▸ REQUIREMENT
Make an exact transcription of the material, leaving out all images.

(Records with drawing code)

※

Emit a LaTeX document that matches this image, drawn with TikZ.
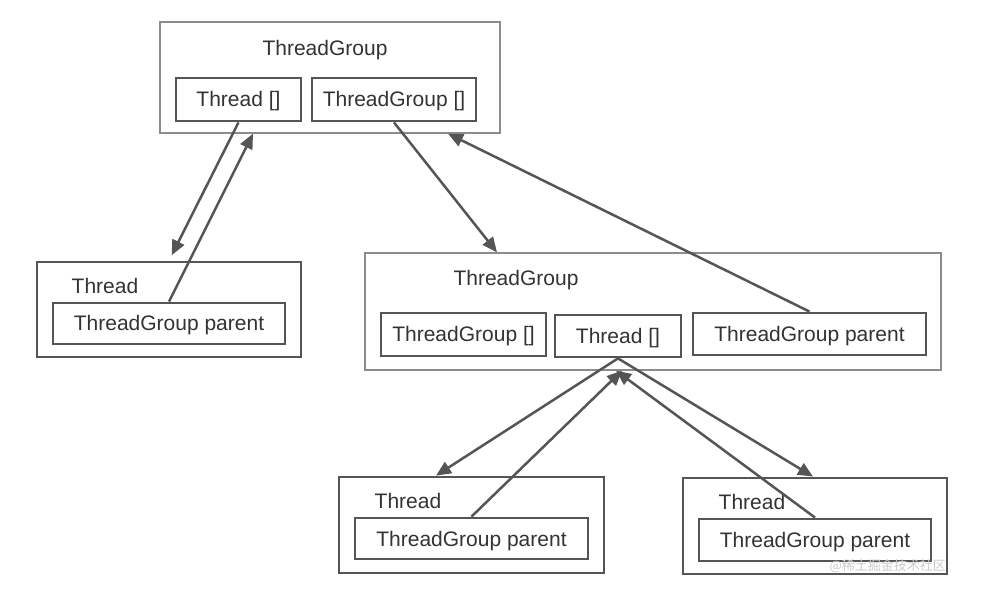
\documentclass[tikz,border=0pt]{standalone}
\usepackage{fontspec}
\setmainfont{Liberation Sans}
\newfontfamily\cjkfont{Noto Sans CJK SC}
\usetikzlibrary{arrows.meta}
\definecolor{linegray}{HTML}{555555}
\definecolor{framegray}{HTML}{8C8C8C}
\definecolor{textgray}{HTML}{333333}
\definecolor{markgray}{HTML}{CCCCCC}

\begin{document}
\begin{tikzpicture}[x=1pt,y=-1pt,
		frame/.style={draw=framegray, line width=1.3pt, inner sep=0pt},
		box/.style={draw=linegray, line width=2.8pt, inner sep=0pt, text=textgray, text height=15pt, text depth=0pt, font=\fontsize{21}{25}\selectfont},
		lbl/.style={text=textgray, inner sep=0pt, text height=15pt, text depth=0pt, font=\fontsize{21}{25}\selectfont},
		ref/.style={draw=linegray, line width=2.5pt, -{Triangle[length=15pt,width=13pt]}}]
		\fill[white] (0,0) rectangle (999,593);
		\useasboundingbox (0,0) rectangle (999,593);
		\node[frame, minimum width=340pt, minimum height=111pt] (tgtop) at (330,77.5) {};
		\node[lbl] (tgtoplbl) at (325,48) {ThreadGroup};
		\node[box, minimum width=125pt, minimum height=43pt] (tgtopthr) at (238.5,99.5) {Thread []};
		\node[box, minimum width=164pt, minimum height=43pt] (tgtopgrp) at (394,99.5) {ThreadGroup []};
		\node[box, minimum width=264pt, minimum height=95pt] (thleft) at (169,309.5) {};
		\node[lbl] (thleftlbl) at (105,286) {Thread};
		\node[box, minimum width=232pt, minimum height=41pt] (thleftpar) at (169,323.5) {ThreadGroup parent};
		\node[frame, minimum width=576pt, minimum height=117pt] (tgmid) at (653,311.5) {};
		\node[lbl] (tgmidlbl) at (516,278) {ThreadGroup};
		\node[box, minimum width=165pt, minimum height=43pt] (tgmidgrp) at (463.5,334.5) {ThreadGroup []};
		\node[box, minimum width=126pt, minimum height=42pt] (tgmidthr) at (618,336) {Thread []};
		\node[box, minimum width=233pt, minimum height=42pt] (tgmidpar) at (809.5,334) {ThreadGroup parent};
		\node[box, minimum width=265pt, minimum height=96pt] (thbl) at (471.5,525) {};
		\node[lbl] (thbllbl) at (408,501) {Thread};
		\node[box, minimum width=233pt, minimum height=41pt] (thblpar) at (471.5,538.5) {ThreadGroup parent};
		\node[box, minimum width=264pt, minimum height=96pt] (thbr) at (815,526) {};
		\node[lbl] (thbrlbl) at (752,502) {Thread};
		\node[box, minimum width=232pt, minimum height=42pt] (thbrpar) at (815,540) {ThreadGroup parent};
		\node[text=markgray, inner sep=0pt, anchor=east, font=\cjkfont\fontsize{13}{15}\selectfont] (mark) at (946,566) {@稀土掘金技术社区};
		\draw[ref, shorten >=6pt] (tgtopthr.south) -- (thleft.north);
		\draw[ref] (thleftpar.north) -- ([xshift=-77pt]tgtop.south);
		\draw[ref] (tgtopgrp.south) -- ([xshift=-156pt]tgmid.north);
		\draw[ref] (tgmidpar.north) -- ([xshift=118pt]tgtop.south);
		\draw[ref] (tgmidthr.south) -- ([xshift=-35.5pt]thbl.north);
		\draw[ref] (thblpar.north) -- ([xshift=-31pt]tgmid.south);
		\draw[ref] (tgmidthr.south) -- ([xshift=-2pt]thbr.north);
		\draw[ref] (thbrpar.north) -- ([xshift=-37pt]tgmid.south);
	\end{tikzpicture}
\end{document}
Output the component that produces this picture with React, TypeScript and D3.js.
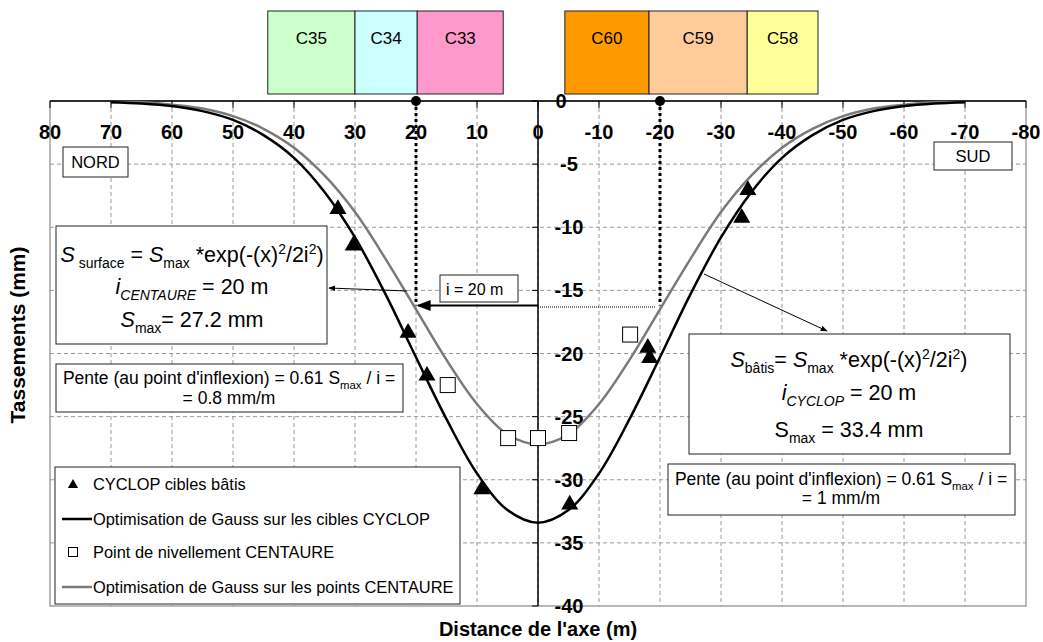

※

▸ REPLY TO THE EXERCISE
Emit a LaTeX document that matches this image, drawn with TikZ.
\documentclass[tikz,border=0pt]{standalone}
\usepackage{fontspec}
\setmainfont{Liberation Sans}
\newfontfamily\cjkfont{Noto Sans CJK SC}
\usetikzlibrary{arrows.meta}
\definecolor{linegray}{HTML}{555555}
\definecolor{framegray}{HTML}{8C8C8C}
\definecolor{textgray}{HTML}{333333}
\definecolor{markgray}{HTML}{CCCCCC}

\begin{document}
\begin{tikzpicture}[x=1pt,y=-1pt,
		frame/.style={draw=framegray, line width=1.3pt, inner sep=0pt},
		box/.style={draw=linegray, line width=2.8pt, inner sep=0pt, text=textgray, text height=15pt, text depth=0pt, font=\fontsize{21}{25}\selectfont},
		lbl/.style={text=textgray, inner sep=0pt, text height=15pt, text depth=0pt, font=\fontsize{21}{25}\selectfont},
		ref/.style={draw=linegray, line width=2.5pt, -{Triangle[length=15pt,width=13pt]}}]
		\fill[white] (0,0) rectangle (999,593);
		\useasboundingbox (0,0) rectangle (999,593);
		\node[frame, minimum width=340pt, minimum height=111pt] (tgtop) at (330,77.5) {};
		\node[lbl] (tgtoplbl) at (325,48) {ThreadGroup};
		\node[box, minimum width=125pt, minimum height=43pt] (tgtopthr) at (238.5,99.5) {Thread []};
		\node[box, minimum width=164pt, minimum height=43pt] (tgtopgrp) at (394,99.5) {ThreadGroup []};
		\node[box, minimum width=264pt, minimum height=95pt] (thleft) at (169,309.5) {};
		\node[lbl] (thleftlbl) at (105,286) {Thread};
		\node[box, minimum width=232pt, minimum height=41pt] (thleftpar) at (169,323.5) {ThreadGroup parent};
		\node[frame, minimum width=576pt, minimum height=117pt] (tgmid) at (653,311.5) {};
		\node[lbl] (tgmidlbl) at (516,278) {ThreadGroup};
		\node[box, minimum width=165pt, minimum height=43pt] (tgmidgrp) at (463.5,334.5) {ThreadGroup []};
		\node[box, minimum width=126pt, minimum height=42pt] (tgmidthr) at (618,336) {Thread []};
		\node[box, minimum width=233pt, minimum height=42pt] (tgmidpar) at (809.5,334) {ThreadGroup parent};
		\node[box, minimum width=265pt, minimum height=96pt] (thbl) at (471.5,525) {};
		\node[lbl] (thbllbl) at (408,501) {Thread};
		\node[box, minimum width=233pt, minimum height=41pt] (thblpar) at (471.5,538.5) {ThreadGroup parent};
		\node[box, minimum width=264pt, minimum height=96pt] (thbr) at (815,526) {};
		\node[lbl] (thbrlbl) at (752,502) {Thread};
		\node[box, minimum width=232pt, minimum height=42pt] (thbrpar) at (815,540) {ThreadGroup parent};
		\node[text=markgray, inner sep=0pt, anchor=east, font=\cjkfont\fontsize{13}{15}\selectfont] (mark) at (946,566) {@稀土掘金技术社区};
		\draw[ref, shorten >=6pt] (tgtopthr.south) -- (thleft.north);
		\draw[ref] (thleftpar.north) -- ([xshift=-77pt]tgtop.south);
		\draw[ref] (tgtopgrp.south) -- ([xshift=-156pt]tgmid.north);
		\draw[ref] (tgmidpar.north) -- ([xshift=118pt]tgtop.south);
		\draw[ref] (tgmidthr.south) -- ([xshift=-35.5pt]thbl.north);
		\draw[ref] (thblpar.north) -- ([xshift=-31pt]tgmid.south);
		\draw[ref] (tgmidthr.south) -- ([xshift=-2pt]thbr.north);
		\draw[ref] (thbrpar.north) -- ([xshift=-37pt]tgmid.south);
	\end{tikzpicture}
\end{document}
Output the component that produces this picture with React, TypeScript and D3.js.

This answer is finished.